The KNIGHTLYnews is an online forum where FWS instructors and other teachers of writing can swap and share ideas for best classroom practice. Weekly posts are designed to help teachers develop lesson plans and writing assignments, and respond to classroom challenges by introducing new teaching tools and sharing emerging pedagogical ideas. Posts also direct readers to program and campus resources that support teaching and learning, and provide opportunities for peer collaboration and mentorship. #teachlikeabear
PMA 1161, Food & the Media, explores the burgeoning arena of Food Writing in a number of academic and public-facing contexts. For the Fall 2023 iteration of the class, I wanted to introduce a short unit on ChatGPT to allow students to see its limitations for their academic writing, as well as what it can offer them as a developmental tool.
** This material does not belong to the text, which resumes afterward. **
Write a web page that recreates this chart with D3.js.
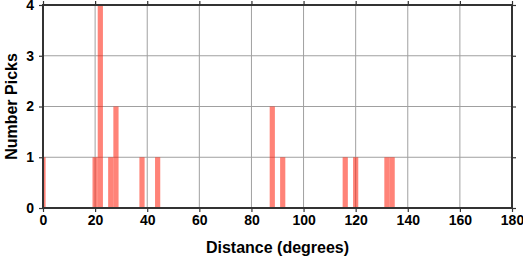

I decided to use the unit on Food Criticism for this purpose. In previous offerings of this class, students had read leading food critics, and we analyzed and discussed their work as models. We looked at this form of writing, structurally and stylistically, to explore content building blocks as well as features such as tone and use of descriptive detail. Students then wrote their own food criticism, based on their experiences at dining halls, or local restaurants, or eateries elsewhere that they had recently visited.
For Fall 2023, I maintained the reading and analysis of food critics’ writing. I consulted with the manager of Taverna Banfi at the Statler Hotel on campus to secure permission for the class to visit the restaurant. Students were asked to make notes on their visit, observing the décor and layout of the restaurant, and to pay particular attention to details of the menus (the offerings, their descriptions, their prices, etc.).
After their “field trip,” I devoted a class session to how ChatGPT would generate reviews of Taverna Banfi: on its own, and then in the style of two prominent restaurant critics whose writing the students had already read: Soleil Ho of the San Francisco Chronicle and Pete Wells of the New York Times.
The reviews generated by ChatGPT were laughable at best—especially the emojis it chose to insert in the pieces modeled on the work of Ho and Wells. The initial review emerged as bland, generic, and inaccurate. Students quickly grasped how the AI-generated pieces could emulate the structure and basic content of a review, but noted the writing was formulaic and non-specific at many points. It was clear that the ChatGPT system was making assumptions about the restaurant’s menu, décor, and ambience, based on the name of the restaurant alone; other details it inserted about amenities were simply wrong.
As we discussed what Chat GPT had generated, the students noted how the system brought to the fore the structural elements they could use as building blocks. They also quickly understood the distinctions between the elegance, specificity, and precision of the professional critics’ writing and that of the AI-generated prose, which lacked nuance and color.
Very recently, Pete Wells wrote a piece in the Times about AI-generated reviews: “The Chef Is Human. The Reviewer Isn’t” (June 24, 2024). The article discusses a research project by a professor at Yale who wanted to see if readers could distinguish a human-authored Yelp review from an AI-generated review. I plan to have my students read this essay after we do our own ChatGPT exercise—we’ll see if they emerge as more astute readers than those summarized in these research findings!